**Exercise description:** Pull out the lines from the line containing "What matplotlib code" through the line containing "fit_slope = 0.739", both lines included, and copy them exactly.

**Task material:**
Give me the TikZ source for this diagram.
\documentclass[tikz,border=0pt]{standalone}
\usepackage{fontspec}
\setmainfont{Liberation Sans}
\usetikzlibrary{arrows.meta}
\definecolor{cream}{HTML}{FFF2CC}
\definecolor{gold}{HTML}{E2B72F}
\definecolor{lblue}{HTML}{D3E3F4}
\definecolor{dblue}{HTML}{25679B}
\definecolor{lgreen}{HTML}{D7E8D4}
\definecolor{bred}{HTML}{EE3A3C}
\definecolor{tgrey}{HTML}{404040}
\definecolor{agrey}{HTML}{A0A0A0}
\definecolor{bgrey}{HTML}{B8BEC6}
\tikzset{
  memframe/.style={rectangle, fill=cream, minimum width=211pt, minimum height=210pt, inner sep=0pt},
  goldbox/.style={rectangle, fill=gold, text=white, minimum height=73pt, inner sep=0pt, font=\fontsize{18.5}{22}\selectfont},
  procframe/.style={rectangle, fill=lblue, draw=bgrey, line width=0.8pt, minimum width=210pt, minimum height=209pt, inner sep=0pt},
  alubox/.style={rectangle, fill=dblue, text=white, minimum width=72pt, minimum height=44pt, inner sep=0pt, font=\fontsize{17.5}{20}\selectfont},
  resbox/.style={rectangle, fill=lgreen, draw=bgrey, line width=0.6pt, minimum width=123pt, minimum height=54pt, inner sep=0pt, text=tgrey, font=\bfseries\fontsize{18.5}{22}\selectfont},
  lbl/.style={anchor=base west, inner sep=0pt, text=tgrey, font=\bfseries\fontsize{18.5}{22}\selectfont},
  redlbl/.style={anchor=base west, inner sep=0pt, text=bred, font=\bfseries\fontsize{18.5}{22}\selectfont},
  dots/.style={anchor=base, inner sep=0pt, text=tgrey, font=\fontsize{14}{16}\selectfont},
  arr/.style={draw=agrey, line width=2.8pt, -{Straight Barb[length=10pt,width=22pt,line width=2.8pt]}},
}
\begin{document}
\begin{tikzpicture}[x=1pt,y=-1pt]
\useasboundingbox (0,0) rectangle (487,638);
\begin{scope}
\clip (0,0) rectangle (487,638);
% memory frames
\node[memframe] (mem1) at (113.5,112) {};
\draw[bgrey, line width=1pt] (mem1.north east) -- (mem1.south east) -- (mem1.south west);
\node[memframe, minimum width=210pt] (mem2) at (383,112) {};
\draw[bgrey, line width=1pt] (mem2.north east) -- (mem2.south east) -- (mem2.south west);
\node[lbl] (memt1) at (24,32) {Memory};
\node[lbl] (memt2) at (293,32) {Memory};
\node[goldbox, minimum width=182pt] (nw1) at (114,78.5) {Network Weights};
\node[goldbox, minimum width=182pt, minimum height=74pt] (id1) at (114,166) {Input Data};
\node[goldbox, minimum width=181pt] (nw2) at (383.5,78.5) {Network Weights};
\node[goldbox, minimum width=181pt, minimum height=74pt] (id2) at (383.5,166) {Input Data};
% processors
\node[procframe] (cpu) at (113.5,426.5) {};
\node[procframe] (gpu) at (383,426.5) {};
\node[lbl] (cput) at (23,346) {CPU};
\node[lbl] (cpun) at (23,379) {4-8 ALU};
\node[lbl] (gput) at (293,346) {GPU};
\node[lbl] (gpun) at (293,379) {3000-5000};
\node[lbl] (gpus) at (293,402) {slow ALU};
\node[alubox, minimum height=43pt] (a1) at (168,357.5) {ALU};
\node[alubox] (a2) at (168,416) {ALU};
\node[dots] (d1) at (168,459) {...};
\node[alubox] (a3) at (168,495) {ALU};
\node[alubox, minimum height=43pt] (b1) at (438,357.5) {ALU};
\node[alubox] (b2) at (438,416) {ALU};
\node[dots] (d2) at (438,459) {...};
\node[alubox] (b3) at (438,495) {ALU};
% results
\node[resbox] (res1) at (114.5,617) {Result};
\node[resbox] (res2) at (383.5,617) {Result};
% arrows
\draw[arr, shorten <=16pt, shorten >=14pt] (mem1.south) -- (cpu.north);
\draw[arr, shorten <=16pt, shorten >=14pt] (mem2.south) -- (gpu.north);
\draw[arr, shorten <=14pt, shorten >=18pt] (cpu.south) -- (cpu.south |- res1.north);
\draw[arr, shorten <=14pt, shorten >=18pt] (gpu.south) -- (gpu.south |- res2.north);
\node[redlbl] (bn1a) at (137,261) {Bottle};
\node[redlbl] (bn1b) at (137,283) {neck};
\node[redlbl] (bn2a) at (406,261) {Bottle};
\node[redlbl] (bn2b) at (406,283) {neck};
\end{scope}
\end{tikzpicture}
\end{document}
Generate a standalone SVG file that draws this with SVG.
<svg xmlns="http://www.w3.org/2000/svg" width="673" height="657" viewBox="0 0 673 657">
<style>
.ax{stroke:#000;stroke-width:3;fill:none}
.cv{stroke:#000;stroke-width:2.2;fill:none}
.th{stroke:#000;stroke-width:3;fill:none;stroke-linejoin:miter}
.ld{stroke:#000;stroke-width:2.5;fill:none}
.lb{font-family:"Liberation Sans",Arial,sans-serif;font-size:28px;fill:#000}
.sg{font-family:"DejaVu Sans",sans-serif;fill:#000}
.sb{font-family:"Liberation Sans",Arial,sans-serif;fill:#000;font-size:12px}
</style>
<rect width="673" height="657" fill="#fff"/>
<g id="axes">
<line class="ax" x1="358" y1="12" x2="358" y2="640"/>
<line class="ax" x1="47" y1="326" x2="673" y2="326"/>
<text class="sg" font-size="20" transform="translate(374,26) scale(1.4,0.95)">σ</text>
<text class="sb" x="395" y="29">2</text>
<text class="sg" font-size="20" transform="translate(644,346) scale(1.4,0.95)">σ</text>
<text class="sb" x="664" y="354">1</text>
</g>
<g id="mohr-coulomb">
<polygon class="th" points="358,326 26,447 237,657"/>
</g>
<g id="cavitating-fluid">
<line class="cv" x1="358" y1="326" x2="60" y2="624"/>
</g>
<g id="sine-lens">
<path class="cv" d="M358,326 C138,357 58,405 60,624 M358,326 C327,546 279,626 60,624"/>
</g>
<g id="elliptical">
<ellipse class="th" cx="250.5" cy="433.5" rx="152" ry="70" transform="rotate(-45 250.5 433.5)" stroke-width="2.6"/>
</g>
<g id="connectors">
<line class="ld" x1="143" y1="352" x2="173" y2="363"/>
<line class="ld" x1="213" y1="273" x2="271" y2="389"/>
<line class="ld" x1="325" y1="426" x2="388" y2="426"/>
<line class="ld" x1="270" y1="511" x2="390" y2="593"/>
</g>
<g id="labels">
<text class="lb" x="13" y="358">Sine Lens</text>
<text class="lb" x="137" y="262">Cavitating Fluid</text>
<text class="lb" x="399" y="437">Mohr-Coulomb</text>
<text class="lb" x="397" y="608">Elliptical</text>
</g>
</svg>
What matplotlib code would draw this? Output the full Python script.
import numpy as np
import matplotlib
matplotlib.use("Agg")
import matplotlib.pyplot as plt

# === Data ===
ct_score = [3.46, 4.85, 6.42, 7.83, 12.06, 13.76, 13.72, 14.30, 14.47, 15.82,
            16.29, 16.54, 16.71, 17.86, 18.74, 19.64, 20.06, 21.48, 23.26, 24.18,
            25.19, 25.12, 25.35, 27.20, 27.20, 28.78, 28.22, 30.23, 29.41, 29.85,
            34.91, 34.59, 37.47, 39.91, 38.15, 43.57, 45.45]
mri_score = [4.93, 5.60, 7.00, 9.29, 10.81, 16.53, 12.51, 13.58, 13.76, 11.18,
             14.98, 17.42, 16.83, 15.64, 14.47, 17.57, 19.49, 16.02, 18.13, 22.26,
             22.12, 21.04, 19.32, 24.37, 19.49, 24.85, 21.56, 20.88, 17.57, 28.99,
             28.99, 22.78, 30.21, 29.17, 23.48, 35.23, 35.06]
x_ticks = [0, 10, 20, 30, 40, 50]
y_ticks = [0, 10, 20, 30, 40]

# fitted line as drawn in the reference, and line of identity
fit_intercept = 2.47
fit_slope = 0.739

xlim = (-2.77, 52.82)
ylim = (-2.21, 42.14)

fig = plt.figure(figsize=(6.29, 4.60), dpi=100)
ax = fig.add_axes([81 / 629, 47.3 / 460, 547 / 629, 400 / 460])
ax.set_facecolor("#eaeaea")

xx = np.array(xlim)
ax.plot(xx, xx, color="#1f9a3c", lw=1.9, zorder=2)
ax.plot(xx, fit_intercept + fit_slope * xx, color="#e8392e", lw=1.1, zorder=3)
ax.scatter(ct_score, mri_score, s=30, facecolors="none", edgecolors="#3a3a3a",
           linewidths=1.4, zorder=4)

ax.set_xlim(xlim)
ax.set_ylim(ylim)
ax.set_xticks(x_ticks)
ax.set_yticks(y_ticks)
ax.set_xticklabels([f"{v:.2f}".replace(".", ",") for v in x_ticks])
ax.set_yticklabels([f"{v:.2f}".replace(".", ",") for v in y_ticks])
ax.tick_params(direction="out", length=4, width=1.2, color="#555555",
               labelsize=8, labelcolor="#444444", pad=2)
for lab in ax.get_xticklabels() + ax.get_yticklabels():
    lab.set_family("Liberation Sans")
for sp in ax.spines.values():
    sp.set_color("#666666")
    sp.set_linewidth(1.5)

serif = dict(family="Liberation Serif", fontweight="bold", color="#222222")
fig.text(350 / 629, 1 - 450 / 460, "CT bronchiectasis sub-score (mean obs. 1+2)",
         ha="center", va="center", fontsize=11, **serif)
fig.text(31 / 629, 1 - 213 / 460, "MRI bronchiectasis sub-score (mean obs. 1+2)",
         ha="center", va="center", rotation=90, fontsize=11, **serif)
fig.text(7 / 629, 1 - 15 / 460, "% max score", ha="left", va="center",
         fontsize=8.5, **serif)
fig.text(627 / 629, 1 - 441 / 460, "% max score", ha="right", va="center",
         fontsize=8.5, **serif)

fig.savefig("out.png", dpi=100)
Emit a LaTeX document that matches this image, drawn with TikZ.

**Correct output:**
What matplotlib code would draw this? Output the full Python script.
import numpy as np
import matplotlib
matplotlib.use("Agg")
import matplotlib.pyplot as plt

# === Data ===
ct_score = [3.46, 4.85, 6.42, 7.83, 12.06, 13.76, 13.72, 14.30, 14.47, 15.82,
            16.29, 16.54, 16.71, 17.86, 18.74, 19.64, 20.06, 21.48, 23.26, 24.18,
            25.19, 25.12, 25.35, 27.20, 27.20, 28.78, 28.22, 30.23, 29.41, 29.85,
            34.91, 34.59, 37.47, 39.91, 38.15, 43.57, 45.45]
mri_score = [4.93, 5.60, 7.00, 9.29, 10.81, 16.53, 12.51, 13.58, 13.76, 11.18,
             14.98, 17.42, 16.83, 15.64, 14.47, 17.57, 19.49, 16.02, 18.13, 22.26,
             22.12, 21.04, 19.32, 24.37, 19.49, 24.85, 21.56, 20.88, 17.57, 28.99,
             28.99, 22.78, 30.21, 29.17, 23.48, 35.23, 35.06]
x_ticks = [0, 10, 20, 30, 40, 50]
y_ticks = [0, 10, 20, 30, 40]

# fitted line as drawn in the reference, and line of identity
fit_intercept = 2.47
fit_slope = 0.739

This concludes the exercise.